Paul's School and then Slade School of art (unlike his younger
brother John, who became an artist without formal training).
Nash's
first one-man exhibition was shown in his final year at Slade,
1912. With a style said to be influenced variously by Cézanne
and Blake, Nash's watercolours were nevertheless highly distinctive.

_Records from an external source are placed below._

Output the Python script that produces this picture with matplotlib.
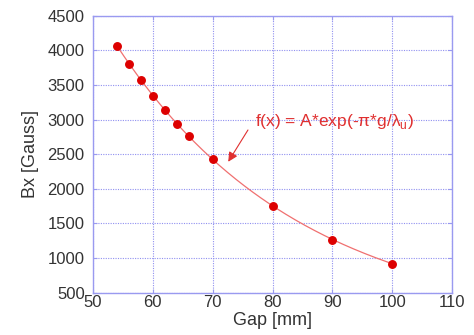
import numpy as np
import matplotlib
matplotlib.use("Agg")
import matplotlib.pyplot as plt

plt.rcParams['font.family'] = ['Liberation Sans', 'DejaVu Sans']
plt.rcParams['mathtext.fontset'] = 'custom'
plt.rcParams['mathtext.rm'] = 'Liberation Sans'

gap = [54, 56, 58, 60, 62, 64, 66, 70, 80, 90, 100]
bx = [4066, 3806, 3571, 3344, 3142, 2940, 2763, 2426, 1757, 1266, 920]
xticks = [50, 60, 70, 80, 90, 100, 110]
yticks = [500, 1000, 1500, 2000, 2500, 3000, 3500, 4000, 4500]

g = np.array(gap, dtype=float)
b = np.array(bx, dtype=float)
slope, intercept = np.polyfit(g, np.log(b), 1)
gf = np.linspace(g.min(), g.max(), 200)
bf = np.exp(intercept + slope * gf)

fig = plt.figure(figsize=(4.74, 3.35), dpi=100)
ax = fig.add_axes([93/474, 1 - 292.7/335, (452-93)/474, (292.7-15.6)/335])

ax.plot(gf, bf, color='#f07070', lw=0.9, zorder=2)
ax.plot(g, b, 'o', color='#dd0000', ms=5.4, zorder=3)

ax.set_xlim(50, 110)
ax.set_ylim(500, 4500)
ax.set_xticks(xticks)
ax.set_yticks(yticks)
ax.grid(True, color='#9090f0', ls=(0, (1, 1.2)), lw=0.8)
ax.set_axisbelow(True)
for s in ax.spines.values():
    s.set_color('#9a9af0')
    s.set_linewidth(1.0)
ax.tick_params(direction='in', length=3, color='#9a9af0', labelsize=12,
               labelcolor='#333333', top=True, right=True)
ax.tick_params(axis='x', pad=2)
ax.tick_params(axis='y', pad=6)
ax.set_xlabel('Gap [mm]', fontsize=13, color='#333333', labelpad=1)
ax.set_ylabel('Bx [Gauss]', fontsize=13, color='#333333', labelpad=6)

ax.text(77.0, 2965, 'f(x) = A*exp(-π*g/λ$_\\mathregular{u}$)',
        color='#e03030', fontsize=12.5, va='center', ha='left', zorder=4)
ax.annotate('', xy=(72.6, 2390), xytext=(75.9, 2849),
            arrowprops=dict(arrowstyle='-|>', color='#e03030', lw=0.8,
                            shrinkA=0, shrinkB=0, mutation_scale=14),
            zorder=4)

fig.savefig('out.png', dpi=100)
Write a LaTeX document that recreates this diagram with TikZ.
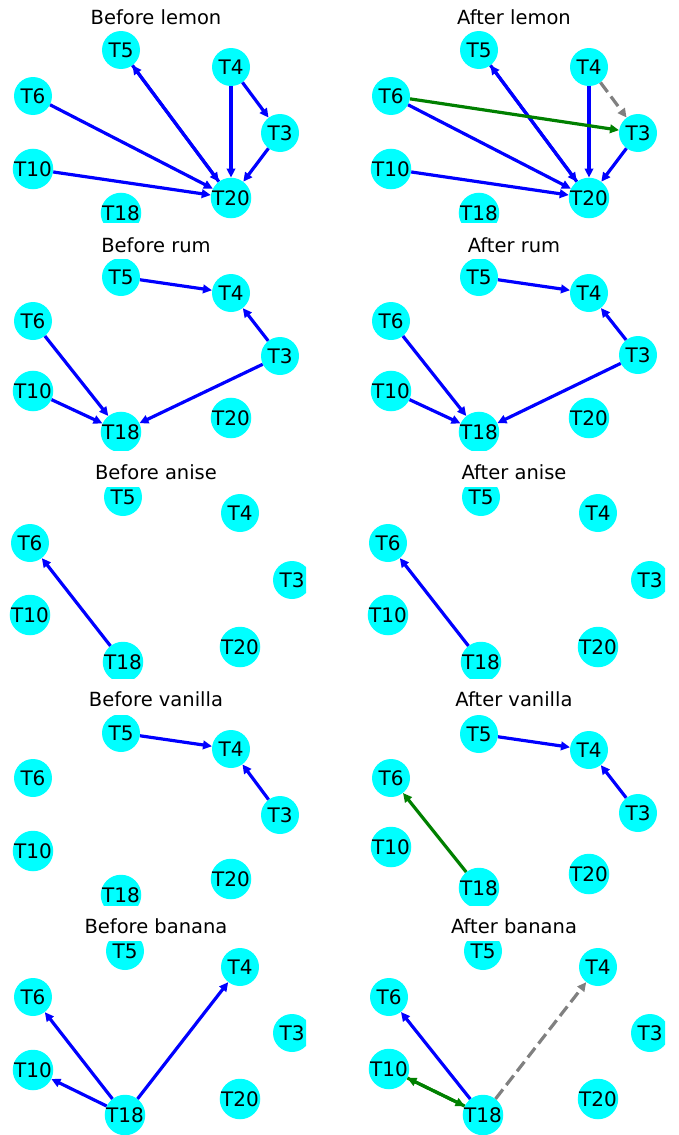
\documentclass[tikz,border=0pt]{standalone}
\usepackage{fontspec}
\setmainfont{DejaVu Sans}
\usetikzlibrary{arrows.meta}

\definecolor{nodecyan}{HTML}{00FFFF}
\definecolor{edgeblue}{HTML}{0000FF}
\definecolor{newgreen}{HTML}{008000}
\definecolor{oldgray}{HTML}{808080}

\begin{document}
\begin{tikzpicture}[
  x=1pt, y=-1pt,
  tnode/.style = {circle, fill=nodecyan, minimum size=38pt, inner sep=0pt, font=\fontsize{20}{24}\selectfont},
  ptitle/.style = {anchor=base, font=\fontsize{19.5}{24}\selectfont},
  edge/.style = {edgeblue, line width=3.2pt, -{Triangle[length=9pt,width=8.5pt]}},
  added/.style = {edge, newgreen},
  removed/.style = {edge, oldgray, dash pattern=on 12pt off 5.5pt}
]
\useasboundingbox (0,0) rectangle (678,1135);

% lemon
\node[ptitle] (tlb) at (156,24) {Before lemon};
\begin{scope}
  \clip (6,31) rectangle (306,222);
  \foreach \n/\x/\y in {T5/121/50, T4/231/67, T6/33/96, T3/280/133, T10/33/169, T20/231/198, T18/121/213}
    \node[tnode] (lb\n) at (\x,\y) {\n};
  \draw[edge] (lbT5) -- (lbT20);
  \draw[edge] (lbT20) -- (lbT5);
  \draw[edge] (lbT4) -- (lbT20);
  \draw[edge] (lbT4) -- (lbT3);
  \draw[edge] (lbT3) -- (lbT20);
  \draw[edge] (lbT6) -- (lbT20);
  \draw[edge] (lbT10) -- (lbT20);
\end{scope}

\node[ptitle] (tla) at (514,24) {After lemon};
\begin{scope}
  \clip (364,31) rectangle (665,222);
  \foreach \n/\x/\y in {T5/479/50, T4/589/67, T6/391/96, T3/638/133, T10/391/169, T20/589/198, T18/479/213}
    \node[tnode] (la\n) at (\x,\y) {\n};
  \draw[edge] (laT5) -- (laT20);
  \draw[edge] (laT20) -- (laT5);
  \draw[edge] (laT4) -- (laT20);
  \draw[edge] (laT3) -- (laT20);
  \draw[edge] (laT6) -- (laT20);
  \draw[edge] (laT10) -- (laT20);
  \draw[added] (laT6) -- (laT3);
  \draw[removed] (laT4) -- (laT3);
\end{scope}

% rum
\node[ptitle] (trb) at (156,252) {Before rum};
\begin{scope}
  \clip (6,259) rectangle (306,450);
  \foreach \n/\x/\y in {T5/121/277, T4/231/293, T6/33/321, T3/280/356, T10/33/391, T20/231/418, T18/121/432}
    \node[tnode] (rb\n) at (\x,\y) {\n};
  \draw[edge] (rbT5) -- (rbT4);
  \draw[edge] (rbT3) -- (rbT4);
  \draw[edge] (rbT6) -- (rbT18);
  \draw[edge] (rbT10) -- (rbT18);
  \draw[edge] (rbT3) -- (rbT18);
\end{scope}

\node[ptitle] (tra) at (514,252) {After rum};
\begin{scope}
  \clip (364,259) rectangle (665,450);
  \foreach \n/\x/\y in {T5/479/277, T4/589/293, T6/391/321, T3/638/355, T10/391/391, T20/589/418, T18/479/432}
    \node[tnode] (ra\n) at (\x,\y) {\n};
  \draw[edge] (raT5) -- (raT4);
  \draw[edge] (raT3) -- (raT4);
  \draw[edge] (raT6) -- (raT18);
  \draw[edge] (raT10) -- (raT18);
  \draw[edge] (raT3) -- (raT18);
\end{scope}

% anise
\node[ptitle] (tab) at (156,479) {Before anise};
\begin{scope}
  \clip (6,487) rectangle (306,678);
  \foreach \n/\x/\y in {T5/123/497, T4/240/513, T6/30/543, T3/292/580, T10/30/615, T20/240/647, T18/123/662}
    \node[tnode] (ab\n) at (\x,\y) {\n};
  \draw[edge] (abT18) -- (abT6);
\end{scope}

\node[ptitle] (taa) at (514,479) {After anise};
\begin{scope}
  \clip (364,487) rectangle (665,678);
  \foreach \n/\x/\y in {T5/481/497, T4/598/513, T6/388/543, T3/650/580, T10/388/615, T20/598/647, T18/481/662}
    \node[tnode] (aa\n) at (\x,\y) {\n};
  \draw[edge] (aaT18) -- (aaT6);
\end{scope}

% vanilla
\node[ptitle] (tvb) at (156,706) {Before vanilla};
\begin{scope}
  \clip (6,715) rectangle (306,905);
  \foreach \n/\x/\y in {T5/121/733, T4/231/749, T6/33/778, T3/280/815, T10/33/851, T20/231/879, T18/121/895}
    \node[tnode] (vb\n) at (\x,\y) {\n};
  \draw[edge] (vbT5) -- (vbT4);
  \draw[edge] (vbT3) -- (vbT4);
\end{scope}

\node[ptitle] (tva) at (514,706) {After vanilla};
\begin{scope}
  \clip (364,715) rectangle (665,905);
  \foreach \n/\x/\y in {T5/479/734, T4/589/750, T6/391/778, T3/638/813, T10/391/847, T20/589/874, T18/479/888}
    \node[tnode] (va\n) at (\x,\y) {\n};
  \draw[edge] (vaT5) -- (vaT4);
  \draw[edge] (vaT3) -- (vaT4);
  \draw[added] (vaT18) -- (vaT6);
\end{scope}

% banana
\node[ptitle] (tnb) at (156,933) {Before banana};
\begin{scope}
  \clip (6,941) rectangle (306,1135);
  \foreach \n/\x/\y in {T5/125/951, T4/240/967, T6/33/997, T3/292/1033, T10/33/1070, T20/240/1099, T18/125/1115}
    \node[tnode] (nb\n) at (\x,\y) {\n};
  \draw[edge] (nbT18) -- (nbT6);
  \draw[edge] (nbT18) -- (nbT10);
  \draw[edge] (nbT18) -- (nbT4);
\end{scope}

\node[ptitle] (tna) at (514,933) {After banana};
\begin{scope}
  \clip (364,941) rectangle (665,1135);
  \foreach \n/\x/\y in {T5/483/951, T4/598/967, T6/389/997, T3/650/1033, T10/389/1069, T20/598/1099, T18/483/1115}
    \node[tnode] (na\n) at (\x,\y) {\n};
  \draw[edge] (naT18) -- (naT6);
  \draw[added] (naT18) -- (naT10);
  \draw[added] (naT10) -- (naT18);
  \draw[removed] (naT18) -- (naT4);
\end{scope}
\end{tikzpicture}
\end{document}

During the First World War Nash enlisted in the Artists' Rifles
in 1914, serving at Ypres on the Western Front. Nash continued
to sketch in an unofficial capacity during this time, specialising
in scenes of trench life. By 1916 Nash had reached the rank
of lieutenant in the Hampshire Regiment.
Invalided
home in 1917 as a consequence of a non-military accident, Nash's
artistic skills were put to use with his appointment as an official
war artist following an exhibition of worked-up paintings of
his earlier war sketches. His stark landscapes of the Western
Front created a lasting impression; his paintings continue to
be displayed today as representative of the reality of war,
although Nash himself complained during the war of the restrictions
placed upon his work by the requirements of the War Propaganda
Bureau (WPB) managed by Charles Masterman. The
primary work of the WPB was to represent the government's view
in the form of pamphlets, articles, books, film - and in paintings.
By the close
of the war the WPB employed the services of more than 90 artists
in this capacity.
From
1928 onwards Nash was increasingly influenced by surrealism
and abstract art, a potent combination with his stark landscapes.
He also worked as an illustrator and designer. Employed once
again as a war artist in 1940 during the Second World War, Nash
chose this time to depict the air war. Paul Nash died in Boscombe,
Hampshire on 11 July 1946. His collected writings were published
posthumously in a single volume in 1949.